Making of 'Scarecrow' by Christopher Tackett
When I first started this project, I was going to do the final rendering in LightWave after modelling and texturing the elements in ZBrush. Then, as I was making some test renders, which were turning out better than I expected, I decided to just render the whole scene in ZBrush.
I started with a simple concept sketch (Fig.01) then coloured it up in Photoshop to get a good idea of what I wanted in terms of colour palette and feel. Sometimes I stretch and warp the sketch with the Liquify filter in Photoshop to add more character to the pose or face.
I got right into the project, starting with the Scarecrow. Each part of the scarecrow model was created as a low poly model then imported into ZBrush as SubTools for detailing (Fig.02).
Using a burlap alpha texture (Fig.03), I sculpted the fabric detail onto the vest, shirt, scarf, pants, and face sections. For the hat, I used a weave alpha texture I created (Fig.04). Fig.05 shows the finished sculpted detail of the scarecrow.
I coloured the scarecrow (Fig.06) using ZBrush's painting tools, along with the cavity masking options which help to create the effect of dirt collecting in the sculpted detail areas, like the burlap sculpted fabric pattern. I also used two fabric patterns from the 3DTotal Texture collection to texture the scarf and vest (Fig.07 - 08). Once the main colouring was done, I added another layer of dirt to certain areas, using a couple of other 3DTotal dirt textures.

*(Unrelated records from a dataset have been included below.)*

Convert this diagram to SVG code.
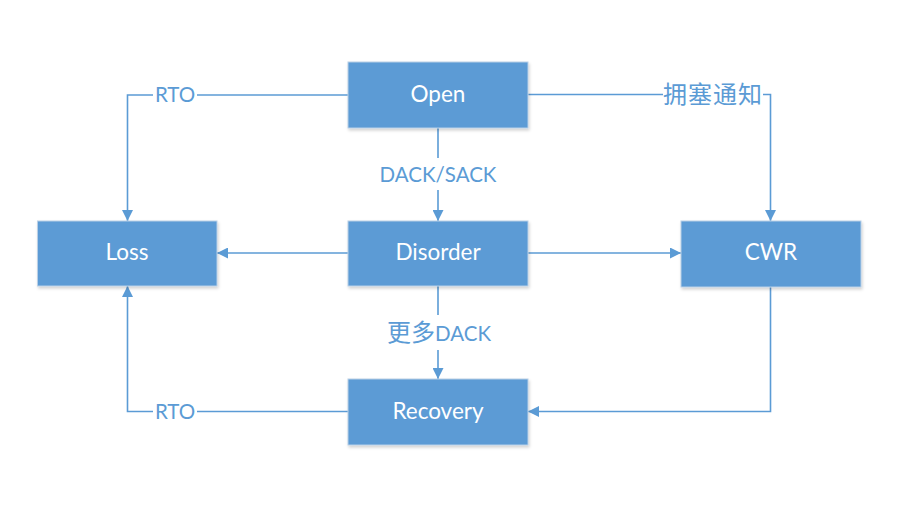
<svg xmlns="http://www.w3.org/2000/svg" width="904" height="511" viewBox="0 0 904 511">
<style>
.box{fill:#5b9bd5;stroke:#b9cfe6;stroke-width:1}
.bt{fill:#ffffff;font-family:Lato,"Noto Sans CJK SC",sans-serif;font-size:22.5px;text-anchor:middle}
.lbl{fill:#5b9bd5;font-family:Lato,"Noto Sans CJK SC",sans-serif;font-size:20.5px;text-anchor:middle}
.cjk{font-family:"Noto Sans CJK SC",sans-serif;font-size:24px}
.ln{fill:none;stroke:#5b9bd5;stroke-width:1.6}
</style>
<defs>
<marker id="ah" markerUnits="userSpaceOnUse" markerWidth="11" markerHeight="11" viewBox="0 0 11 11" refX="11" refY="5.5" orient="auto">
<path d="M0,0 L11,5.5 L0,11 z" fill="#5b9bd5"/>
</marker>
<filter id="sh" x="-10%" y="-10%" width="125%" height="130%">
<feDropShadow dx="1" dy="2" stdDeviation="1.5" flood-color="#000" flood-opacity="0.18"/>
</filter>
</defs>
<rect width="904" height="511" fill="#ffffff"/>
<g id="connectors">
<path class="ln" d="M348 95 H197"/>
<path class="ln" d="M153 95 H127.5 V221" marker-end="url(#ah)"/>
<path class="ln" d="M528 94.5 H663"/>
<path class="ln" d="M763 94.5 H770.5 V221" marker-end="url(#ah)"/>
<path class="ln" d="M438 128 V158"/>
<path class="ln" d="M438 190 V221" marker-end="url(#ah)"/>
<path class="ln" d="M348 253 H217" marker-end="url(#ah)"/>
<path class="ln" d="M528 253 H681" marker-end="url(#ah)"/>
<path class="ln" d="M438 286 V315"/>
<path class="ln" d="M438 350 V379" marker-end="url(#ah)"/>
<path class="ln" d="M770.5 287 V411.5 H528" marker-end="url(#ah)"/>
<path class="ln" d="M348 411.5 H197"/>
<path class="ln" d="M153 411.5 H127.5 V286" marker-end="url(#ah)"/>
<text class="lbl" x="175" y="102">RTO</text>
<text class="lbl cjk" x="713" y="103" letter-spacing="1">拥塞通知</text>
<text class="lbl" x="438" y="182">DACK/SACK</text>
<text class="lbl" x="439" y="341"><tspan class="cjk">更多</tspan>DACK</text>
<text class="lbl" x="175" y="418.5">RTO</text>
</g>
<g id="open"><rect class="box" filter="url(#sh)" x="348" y="62" width="180" height="66"/><text class="bt" x="438" y="102">Open</text></g>
<g id="loss"><rect class="box" filter="url(#sh)" x="37.5" y="221" width="179.5" height="65"/><text class="bt" x="127" y="260">Loss</text></g>
<g id="disorder"><rect class="box" filter="url(#sh)" x="348" y="221" width="180" height="65"/><text class="bt" x="438" y="260">Disorder</text></g>
<g id="cwr"><rect class="box" filter="url(#sh)" x="681" y="221" width="180" height="66"/><text class="bt" x="771" y="260">CWR</text></g>
<g id="recovery"><rect class="box" filter="url(#sh)" x="348" y="379" width="180" height="66"/><text class="bt" x="438" y="418.5">Recovery</text></g>
</svg>
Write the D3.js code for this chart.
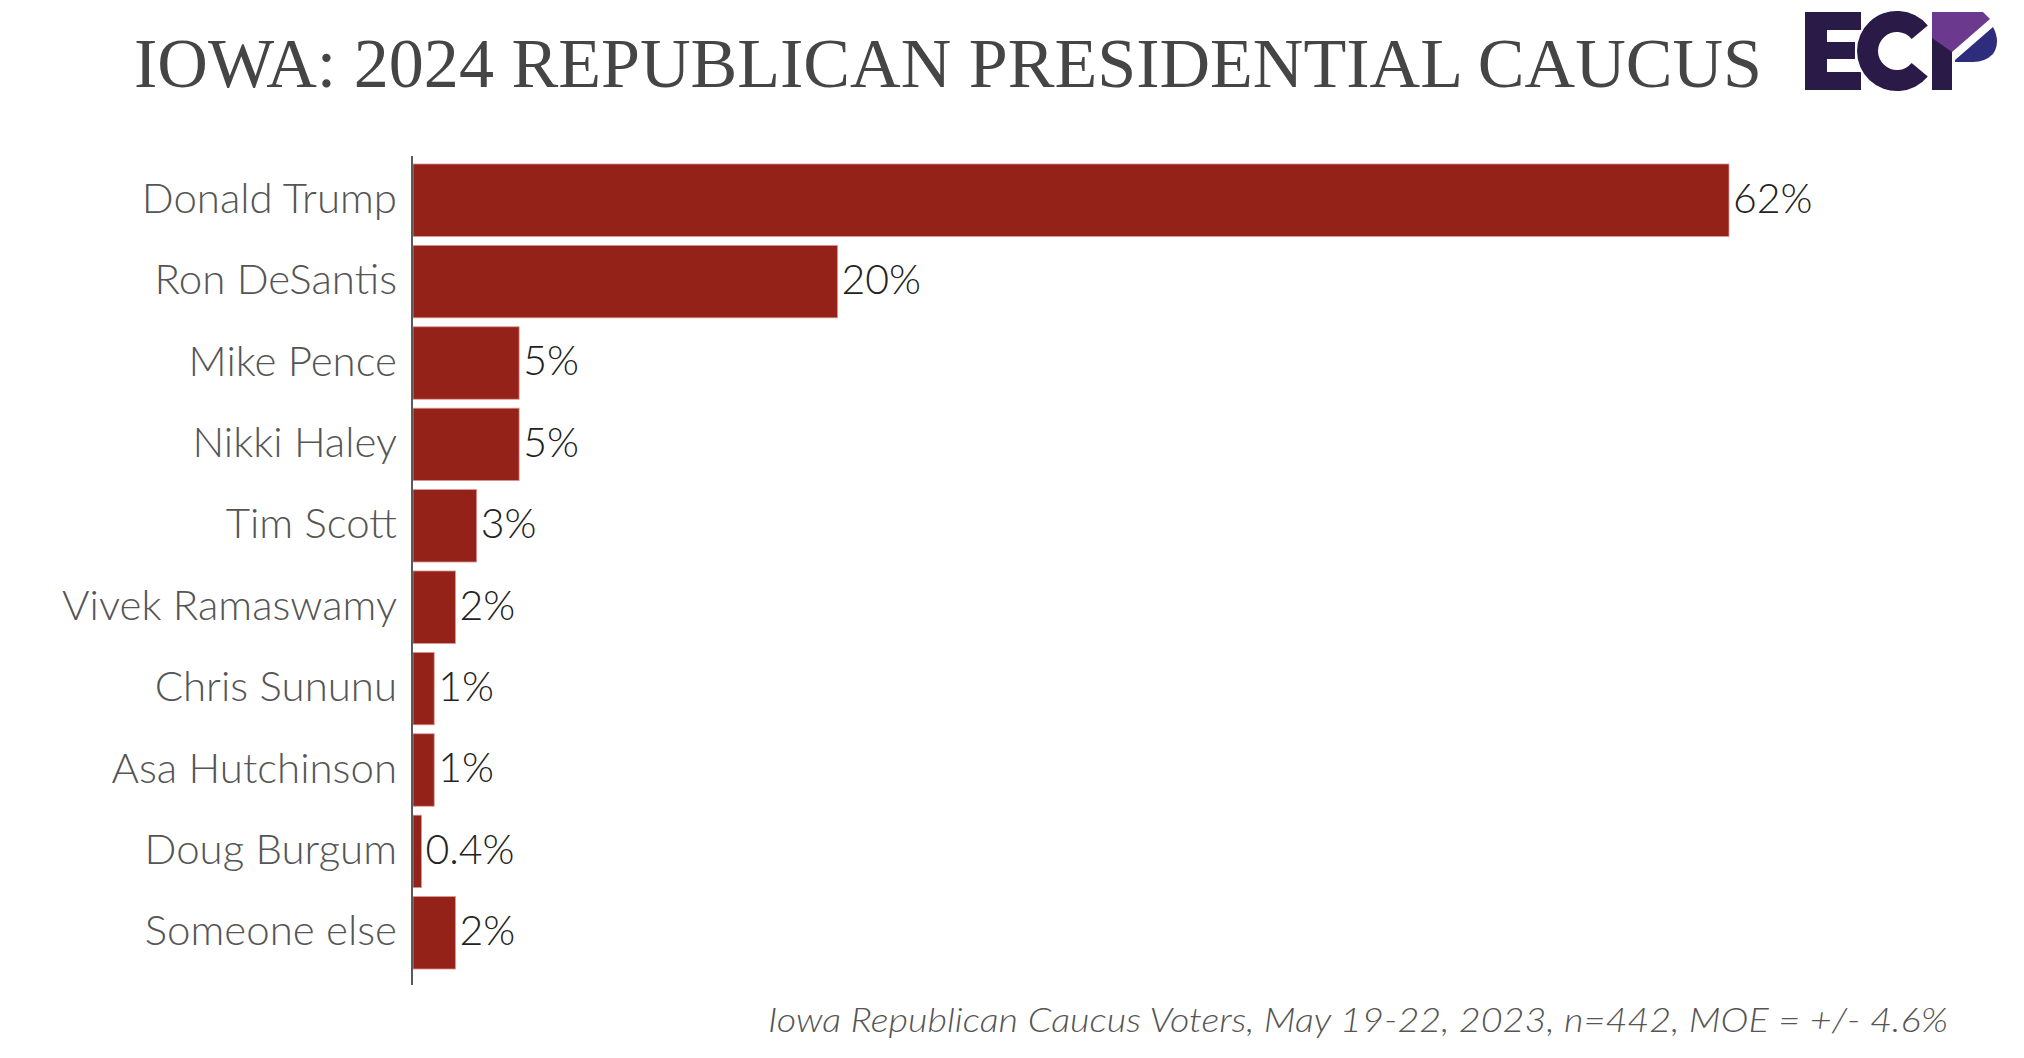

Next, I started with the pumpkin model. Using the ZSphere tool in ZBrush, I created a pumpkin with a stem base model to sculpt from, and added plenty of detail to it. Again, I coloured it using the cavity mask function at times, along with 3DTotal's dirt textures (Fig.09 - 11).
I decided something else was needed as well - sunflowers (Fig.12). I created the centre section of the sunflower and then subdivided it in ZBrush to a high level. I used a noise texture as a mask over the whole model and then used the Inflate function in ZBrush to push out the detail. I smoothed it a bit so it wasn't so harsh looking, and then sculpted a single flower petal, duplicating it around the edges to form the final sunflower model. Colour texture was applied quickly, as I knew it was going to be blurred a bit anyway. One leaf was sculpted and quickly coloured as well.
It was then time to start putting it all together. I created a simple ground plane, texturing it with another 3DTotal ground texture, and placed it onto the ZBrush canvas. Creating another layer in ZBrush, I added the scarecrow model and rotated him into position using ZBrush's Gyro tool (Fig. 13). I then added the pumpkin model and duplicated it several times, rotating each one again using the Gyro tool (Fig.14).
The grass was added a little differently: I used ZBrush's scatter brush stroke function to "paint" the grass onto the ground plane in a separate layer (Fig. 15). In the scatter settings you can adjust the colour jitter to get some colour differentiation in the grass, making it a bit less monochromatic. I used the same effect to add some hay popping out of some of the areas of his clothes.
Next I added the sunflowers on another layer and placed them back further in space on the ZBrush canvas, as well as adding the extra one onto his hat.
The last thing to add was the straw hair. I used a simple strip of polys and curved it a bit. Then, just using the Gyro tool, I put each strip into place and snapshot the object to the canvas (Shift + S) and moved onto the next (Fig.16). I did the same thing for the shoulders and glove straw.
Once all this was done, I placed several lights and rendered each light pass out separately (Fig.17). I did this because it was easier for me to control how the lights affected each other in Photoshop, since I could erase areas where I didn't want the lighting to affect an object.
Then the last thing I did in ZBrush was to take a screen grab of the alpha depth of the canvas (Fig.18) which I could use with the Lens Blur filter in Photoshop to create a slight depth of field effect.
For the background, I used 3DTotal Textures of a sky and trees (Fig.19), along with a separate corn field image which I blurred quite a lot.
After compositing all the lighting passes and background together in Photoshop, I merged all the layers together (Fig.20). At this point I thought I could use still more dirt on some areas, so I used the 3DTotal dirt textures on another separate layer in Photoshop to create some lighter dirty areas (Fig.21 - 22). I then did some colour correction and used the smear tool to create the frayed straw effect on the hat. A quick but slight darkening of the areas around the edges helped to add a bit of focus to the centre of the image (Fig.23).
I've got to say that, after this was finished, I was extremely impressed with the capability of ZBrush for creating illustrations. And it was done without using UVs, which can save a lot of valuable time. I'm pleased to share my technique with you all and I hope you can use some of the information presented in this article to create some great art in ZBrush!